Seguramente ahora, esta ranura central del portal, donde
todavía se pueden leer grabadas en plata la palabra Cartas, sólo engulle
recibos de la luz, del agua, del gas y propaganda de pizzas, de ofertas de
supermercado y de algún que otro boletín en papel de ámbito local, que todavía
se reparte gratuitamente.
Lejos queda la época de las cartas y de las postales de
verano. Cuando era niño recibir una postal, de algún familiar o amigo de
colegio, era todo un premio, pero hacerse con una carta era un regalazo.

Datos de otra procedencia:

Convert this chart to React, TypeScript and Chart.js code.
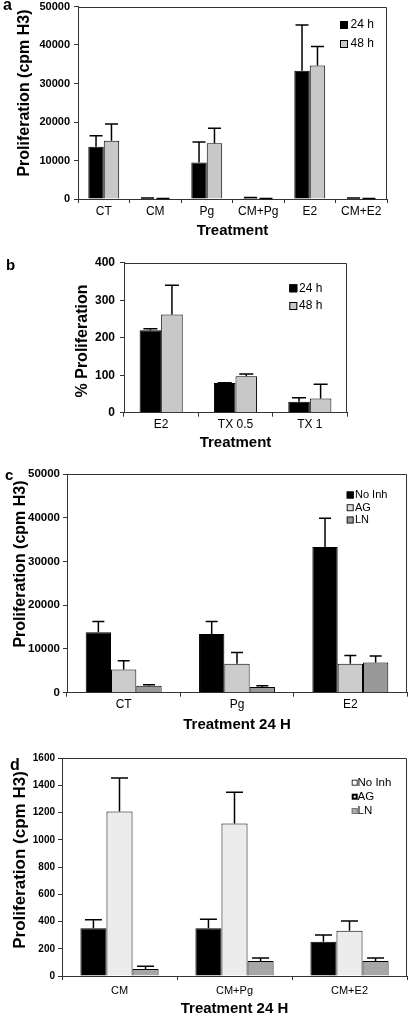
import React, { useEffect, useRef } from "react";
import { Chart, registerables } from "chart.js";

Chart.register(...registerables);
Chart.defaults.font.family = "'Liberation Sans', Arial, sans-serif";
Chart.defaults.color = "#000";

// ---------- Panel a ----------
const catsA = ["CT", "CM", "Pg", "CM+Pg", "E2", "CM+E2"];
const a24h = [13600, 200, 9500, 300, 33300, 200];
const a24hErr = [16400, 260, 14800, 420, 45200, 260];
const a48h = [15100, 100, 14500, 100, 34700, 100];
const a48hErr = [19500, 140, 18400, 140, 39600, 140];
const yMaxA = 50000;
const yStepA = 10000;

// ---------- Panel b ----------
const catsB = ["E2", "TX 0.5", "TX 1"];
const b24h = [220, 79, 29];
const b24hErr = [224, 80, 40];
const b48h = [262, 97, 38];
const b48hErr = [340, 103, 76];
const yMaxB = 400;
const yStepB = 100;

// ---------- Panel c ----------
const catsC = ["CT", "Pg", "E2"];
const cNoInh = [13800, 13400, 33300];
const cNoInhErr = [16300, 16300, 39900];
const cAG = [5300, 6600, 6600];
const cAGErr = [7300, 9200, 8500];
const cLN = [1600, 1300, 6900];
const cLNErr = [1800, 1600, 8400];
const yMaxC = 50000;
const yStepC = 10000;

// ---------- Panel d ----------
const catsD = ["CM", "CM+Pg", "CM+E2"];
const dNoInh = [350, 350, 252];
const dNoInhErr = [412, 417, 301];
const dAG = [1208, 1120, 333];
const dAGErr = [1453, 1348, 404];
const dLN = [51, 110, 110];
const dLNErr = [71, 132, 132];
const yMaxD = 1600;
const yStepD = 200;

const FONT = "'Liberation Sans', Arial, sans-serif";

type Area = { left: number; top: number; right: number; bottom: number };
type LegendItem = { label: string; fill: string; stroke: string; lw: number };
type PanelCfg = {
  top: number;
  height: number;
  area: Area;
  letter: { text: string; x: number; y: number; size: number };
  yTitle: { text: string; x: number; y: number; size: number };
  xTitle: { text: string; pad: number; size: number };
  cats: string[];
  datasets: { label: string; data: number[]; err: number[]; color: string }[];
  yMax: number;
  yStep: number;
  catPct: number;
  cap: number;
  yTickSize: number;
  yTickPad: number;
  xTickSize: number;
  xTickPad: number;
  legend: { boxLeft: number; box: number; textX: number; ys: number[]; size: number; items: LegendItem[] };
};

const W = 413;

const panels: PanelCfg[] = [
  {
    top: 0,
    height: 240,
    area: { left: 78, top: 6.5, right: 387, bottom: 199 },
    letter: { text: "a", x: 3, y: 10, size: 16 },
    yTitle: { text: "Proliferation (cpm H3)", x: 29, y: 93, size: 16 },
    xTitle: { text: "Treatment", pad: 0.5, size: 15 },
    cats: catsA,
    datasets: [
      { label: "24 h", data: a24h, err: a24hErr, color: "#000000" },
      { label: "48 h", data: a48h, err: a48hErr, color: "#c8c8c8" },
    ],
    yMax: yMaxA,
    yStep: yStepA,
    catPct: 0.6,
    cap: 13,
    yTickSize: 11,
    yTickPad: 4,
    xTickSize: 12,
    xTickPad: 1.3,
    legend: {
      boxLeft: 340,
      box: 8,
      textX: 350.5,
      ys: [25, 44],
      size: 12,
      items: [
        { label: "24 h", fill: "#000000", stroke: "#000000", lw: 1 },
        { label: "48 h", fill: "#c8c8c8", stroke: "#000000", lw: 1 },
      ],
    },
  },
  {
    top: 240,
    height: 215,
    area: { left: 124, top: 22.7, right: 347, bottom: 172.7 },
    letter: { text: "b", x: 6, y: 30, size: 15 },
    yTitle: { text: "% Proliferation", x: 87, y: 101, size: 16 },
    xTitle: { text: "Treatment", pad: 3.5, size: 15 },
    cats: catsB,
    datasets: [
      { label: "24 h", data: b24h, err: b24hErr, color: "#000000" },
      { label: "48 h", data: b48h, err: b48hErr, color: "#c8c8c8" },
    ],
    yMax: yMaxB,
    yStep: yStepB,
    catPct: 0.58,
    cap: 14,
    yTickSize: 12,
    yTickPad: 5,
    xTickSize: 12,
    xTickPad: 1.1,
    legend: {
      boxLeft: 289.3,
      box: 8,
      textX: 299,
      ys: [48.3, 66],
      size: 12,
      items: [
        { label: "24 h", fill: "#000000", stroke: "#000000", lw: 1 },
        { label: "48 h", fill: "#c8c8c8", stroke: "#000000", lw: 1 },
      ],
    },
  },
  {
    top: 455,
    height: 280,
    area: { left: 67, top: 19, right: 407, bottom: 237.7 },
    letter: { text: "c", x: 5, y: 25, size: 15 },
    yTitle: { text: "Proliferation (cpm H3)", x: 25, y: 109, size: 16 },
    xTitle: { text: "Treatment 24 H", pad: 1, size: 15 },
    cats: catsC,
    datasets: [
      { label: "No Inh", data: cNoInh, err: cNoInhErr, color: "#000000" },
      { label: "AG", data: cAG, err: cAGErr, color: "#cccccc" },
      { label: "LN", data: cLN, err: cLNErr, color: "#999999" },
    ],
    yMax: yMaxC,
    yStep: yStepC,
    catPct: 0.67,
    cap: 12,
    yTickSize: 11.5,
    yTickPad: 3,
    xTickSize: 12,
    xTickPad: 1.1,
    legend: {
      boxLeft: 346.7,
      box: 7,
      textX: 355,
      ys: [40, 52.7, 65],
      size: 11,
      items: [
        { label: "No Inh", fill: "#000000", stroke: "#000000", lw: 1 },
        { label: "AG", fill: "#dddddd", stroke: "#222222", lw: 1 },
        { label: "LN", fill: "#999999", stroke: "#222222", lw: 1 },
      ],
    },
  },
  {
    top: 735,
    height: 283,
    area: { left: 62, top: 23, right: 407, bottom: 241 },
    letter: { text: "d", x: 10, y: 35, size: 16 },
    yTitle: { text: "Proliferation (cpm H3)", x: 25, y: 125, size: 17 },
    xTitle: { text: "Treatment 24 H", pad: 0, size: 15 },
    cats: catsD,
    datasets: [
      { label: "No Inh", data: dNoInh, err: dNoInhErr, color: "#000000" },
      { label: "AG", data: dAG, err: dAGErr, color: "#ececec" },
      { label: "LN", data: dLN, err: dLNErr, color: "#a6a6a6" },
    ],
    yMax: yMaxD,
    yStep: yStepD,
    catPct: 0.68,
    cap: 17,
    yTickSize: 10,
    yTickPad: 3,
    xTickSize: 11,
    xTickPad: 4.4,
    legend: {
      boxLeft: 351.7,
      box: 6,
      textX: 357.5,
      ys: [47.7, 61.7, 76],
      size: 11.5,
      items: [
        { label: "No Inh", fill: "#ffffff", stroke: "#333333", lw: 1 },
        { label: "AG", fill: "#ffffff", stroke: "#000000", lw: 2 },
        { label: "LN", fill: "#aaaaaa", stroke: "#777777", lw: 1 },
      ],
    },
  },
];

function makePlugin(cfg: PanelCfg) {
  return {
    id: "panelDeco",
    afterDatasetsDraw(chart: any) {
      const ctx = chart.ctx as CanvasRenderingContext2D;
      const ys = chart.scales.y;
      cfg.datasets.forEach((ds, i) => {
        const meta = chart.getDatasetMeta(i);
        meta.data.forEach((bar: any, j: number) => {
          const e = ds.err[j];
          if (e == null) return;
          const x = bar.x;
          const y0 = bar.y;
          const y1 = ys.getPixelForValue(e);
          ctx.save();
          ctx.strokeStyle = "#000";
          ctx.lineWidth = 1.5;
          ctx.beginPath();
          ctx.moveTo(x, y0);
          ctx.lineTo(x, y1);
          ctx.moveTo(x - cfg.cap / 2, y1);
          ctx.lineTo(x + cfg.cap / 2, y1);
          ctx.stroke();
          ctx.restore();
        });
      });
    },
    afterDraw(chart: any) {
      const ctx = chart.ctx as CanvasRenderingContext2D;
      const ca = chart.chartArea;
      ctx.save();
      // box top & right
      ctx.strokeStyle = "#333";
      ctx.lineWidth = 1;
      ctx.beginPath();
      ctx.moveTo(ca.left, Math.round(ca.top) + 0.5);
      ctx.lineTo(Math.round(ca.right) - 0.5, Math.round(ca.top) + 0.5);
      ctx.lineTo(Math.round(ca.right) - 0.5, ca.bottom);
      ctx.stroke();

      // panel letter
      ctx.fillStyle = "#000";
      ctx.font = `bold ${cfg.letter.size}px ${FONT}`;
      ctx.textAlign = "left";
      ctx.textBaseline = "alphabetic";
      ctx.fillText(cfg.letter.text, cfg.letter.x, cfg.letter.y);

      // y title
      ctx.save();
      ctx.translate(cfg.yTitle.x, cfg.yTitle.y);
      ctx.rotate(-Math.PI / 2);
      ctx.font = `bold ${cfg.yTitle.size}px ${FONT}`;
      ctx.textAlign = "center";
      ctx.textBaseline = "alphabetic";
      ctx.fillText(cfg.yTitle.text, 0, 0);
      ctx.restore();

      // legend
      const lg = cfg.legend;
      ctx.font = `${lg.size}px ${FONT}`;
      ctx.textAlign = "left";
      ctx.textBaseline = "middle";
      lg.items.forEach((it, i) => {
        const cy = lg.ys[i];
        const x0 = lg.boxLeft;
        const y0 = cy - lg.box / 2;
        ctx.fillStyle = it.fill;
        ctx.fillRect(x0, y0, lg.box, lg.box);
        ctx.strokeStyle = it.stroke;
        ctx.lineWidth = it.lw;
        ctx.strokeRect(x0 + it.lw / 2, y0 + it.lw / 2, lg.box - it.lw, lg.box - it.lw);
        ctx.fillStyle = "#000";
        ctx.fillText(it.label, lg.textX, cy);
      });
      ctx.restore();
    },
  };
}

function Panel({ cfg }: { cfg: PanelCfg }) {
  const ref = useRef<HTMLCanvasElement>(null);
  useEffect(() => {
    const canvas = ref.current;
    if (!canvas) return;
    const chart = new Chart(canvas, {
      type: "bar",
      data: {
        labels: cfg.cats,
        datasets: cfg.datasets.map((d) => ({
          label: d.label,
          data: d.data,
          backgroundColor: d.color,
          borderColor: "#000",
          borderWidth: 1,
          barPercentage: 1,
          categoryPercentage: cfg.catPct,
        })),
      },
      options: {
        animation: false,
        responsive: false,
        maintainAspectRatio: false,
        devicePixelRatio: 1,
        events: [],
        layout: {
          padding: { left: 0, top: cfg.area.top, right: W - cfg.area.right, bottom: 0 },
        },
        plugins: {
          legend: { display: false },
          tooltip: { enabled: false },
          title: { display: false },
        },
        scales: {
          x: {
            offset: true,
            grid: { drawOnChartArea: false, tickLength: 4, color: "#333", offset: true },
            border: { color: "#333", width: 1 },
            ticks: {
              font: { size: cfg.xTickSize },
              padding: cfg.xTickPad,
              color: "#000",
              maxRotation: 0,
              autoSkip: false,
            },
            title: {
              display: true,
              text: cfg.xTitle.text,
              font: { size: cfg.xTitle.size, weight: "bold" },
              padding: { top: 0, bottom: cfg.xTitle.pad },
              color: "#000",
            },
            afterFit: (s: any) => {
              s.height = cfg.height - cfg.area.bottom;
              s.paddingLeft = 0;
              s.paddingRight = 0;
            },
          },
          y: {
            min: 0,
            max: cfg.yMax,
            grid: { drawOnChartArea: false, tickLength: 4, color: "#333" },
            border: { color: "#333", width: 1 },
            ticks: {
              stepSize: cfg.yStep,
              font: { size: cfg.yTickSize, weight: "bold" },
              padding: cfg.yTickPad,
              color: "#000",
              callback: (v: any) => String(v),
            },
            afterFit: (s: any) => {
              s.width = cfg.area.left;
              s.paddingTop = 0;
              s.paddingBottom = 0;
            },
          },
        },
      } as any,
      plugins: [makePlugin(cfg)],
    });
    return () => chart.destroy();
  }, [cfg]);
  return (
    <canvas
      ref={ref}
      width={W}
      height={cfg.height}
      style={{ position: "absolute", left: 0, top: cfg.top, width: W, height: cfg.height, display: "block" }}
    />
  );
}

export default function App() {
  return (
    <div style={{ position: "absolute", left: 0, top: 0, width: W, height: 1018, background: "#fff", overflow: "hidden" }}>
      {panels.map((p, i) => (
        <Panel key={i} cfg={p} />
      ))}
    </div>
  );
}
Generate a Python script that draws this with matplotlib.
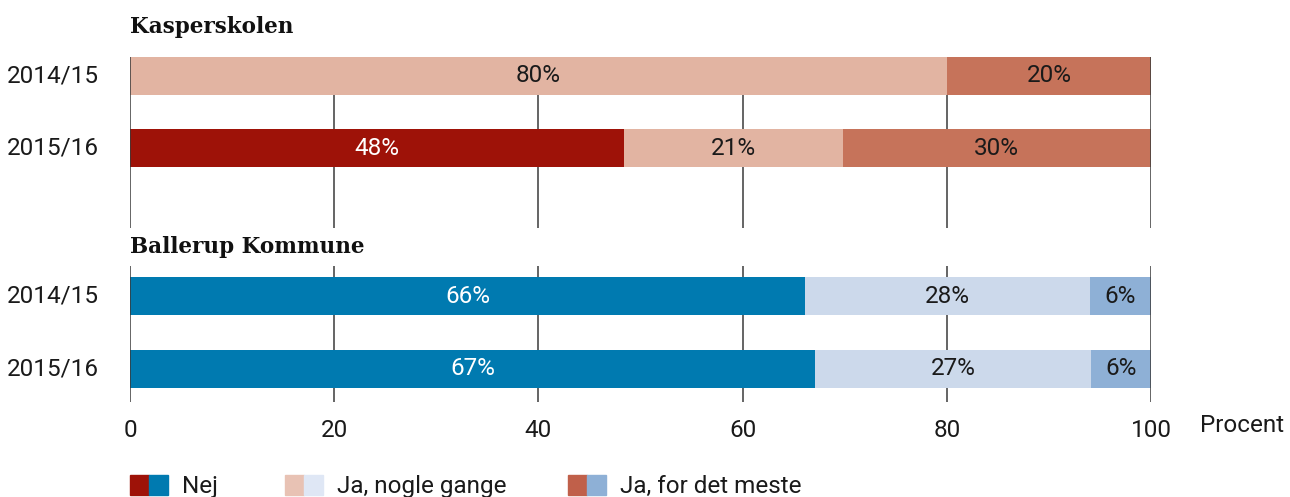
import matplotlib.pyplot as plt
from matplotlib.patches import Rectangle

# data
groups = ['Kasperskolen', 'Ballerup Kommune']
years = ['2014/15', '2015/16']
answers = ['Nej', 'Ja, nogle gange', 'Ja, for det meste']
kasper = [[0, 80, 20], [48.4, 21.4, 30.2]]
ballerup = [[66.1, 27.9, 6.0], [67.1, 27.0, 5.9]]

colors = {
    'Kasperskolen': ['#9E1208', '#E2B4A2', '#C6735A'],
    'Ballerup Kommune': ['#007AB0', '#CCD9EB', '#8EB0D6'],
}
legend_colors = [('#9E1208', '#007AB0'), ('#E8C2B4', '#DFE7F5'), ('#C0604A', '#8EB0D6')]
text_colors = ['white', '#1a1a1a', '#1a1a1a']

body_font = ['Roboto', 'DejaVu Sans']
title_font = ['DejaVu Serif']
fs = 17.5

W, H = 1290, 497
fig = plt.figure(figsize=(W / 100, H / 100), dpi=100)
ax = fig.add_axes([130 / W, 1 - 402 / H, (1151 - 130) / W, (402 - 57) / H])

group_gap = 3.04
bar_h = 0.52
ax.set_xlim(0, 100)
ax.set_ylim(4.5, -0.26)

for g, (name, data) in enumerate(zip(groups, [kasper, ballerup])):
    for r, row in enumerate(data):
        y = g * group_gap + r
        left = 0
        for k, v in enumerate(row):
            if v > 0:
                ax.barh(y, v, left=left, height=bar_h, color=colors[name][k], zorder=2)
                ax.text(left + v / 2, y, f'{round(v)}%', ha='center', va='center',
                        fontsize=fs, color=text_colors[k], family=body_font, zorder=4)
            left += v
        ax.text(-3, y, years[r], ha='right', va='center', fontsize=fs,
                family=body_font, color='#1a1a1a', clip_on=False)
    ax.text(0, g * group_gap - 0.68, name, ha='left', va='center', fontsize=15.5,
            fontweight='bold', family=title_font, color='#111111', clip_on=False)

# gridlines, broken where the second group title sits
for x in range(0, 101, 20):
    z = 3 if x in (0, 100) else 1
    ax.vlines(x, -0.26, 2.10, color='#3a3a3a', lw=1.1, zorder=z)
    ax.vlines(x, 2.63, 4.5, color='#3a3a3a', lw=1.1, zorder=z)

for s in ax.spines.values():
    s.set_visible(False)
ax.set_yticks([])
ax.set_xticks(range(0, 101, 20))
ax.tick_params(axis='x', length=0, pad=12, labelsize=fs, labelcolor='#1a1a1a')
for lab in ax.get_xticklabels():
    lab.set_family(body_font)
fig.text(1200 / W, 1 - 426 / H, 'Procent', ha='left', va='center', fontsize=fs,
         family=body_font, color='#1a1a1a')

# legend
leg_x = [130, 285, 568]
for (c1, c2), lx, label in zip(legend_colors, leg_x, answers):
    for i, c in enumerate([c1, c2]):
        fig.patches.append(Rectangle(((lx + i * 19) / W, 1 - 495 / H), 19 / W, 20 / H,
                                     transform=fig.transFigure, color=c))
    fig.text((lx + 52) / W, 1 - 486 / H, label, ha='left', va='center', fontsize=fs,
             family=body_font, color='#1a1a1a')

fig.savefig('out.png', dpi=100)
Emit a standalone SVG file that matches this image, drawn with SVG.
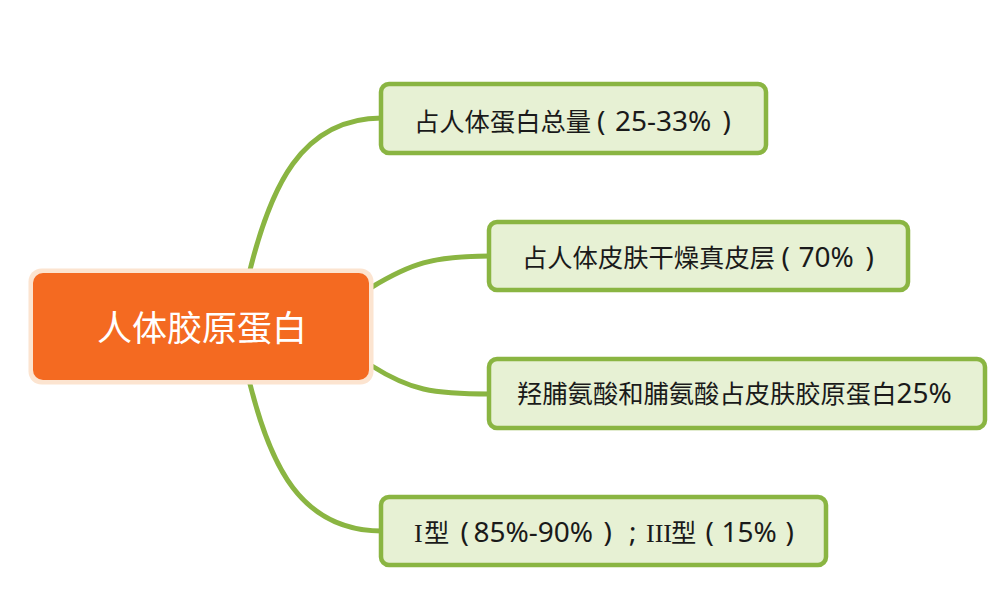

Recuerdo que esperaba con ansia la llegada de la cartera, que en ocasiones, al
llegar a nuestro portal, como no teníamos ranura ni buzón, nos dejaba los
mensajes en el suelo.
Entonces ni siquiera en sueños concebíamos que, algún día,
tendríamos una red llamada Internet que nos conectaría entre todos en menos de
un segundo.
No había posibilidades de participación, ni rankings de ‘me
gustas’ ni de índices de interacciones ni niveles de influencia, pero quien
recibía una postal sabía que aquel que lo había enviado había tomado su tiempo
para pensar en ello, escoger la imagen más adecuada, comprarla, pensar un
texto, adaptarlo en el peor de los casos, adquirir un sello, buscar la
dirección de destino, pegar el sello de sabor amargo y finalmente introducirla
en el buzón.
Eran tiempos de comunicación 1.0, funesta en estos
tiempos, pero seguramente también eran épocas puede que de comunicación más
sincera, reservada sólo para aquellos que dábamos valor al tiempo y a la
espera, que, entonces, éramos prácticamente todos.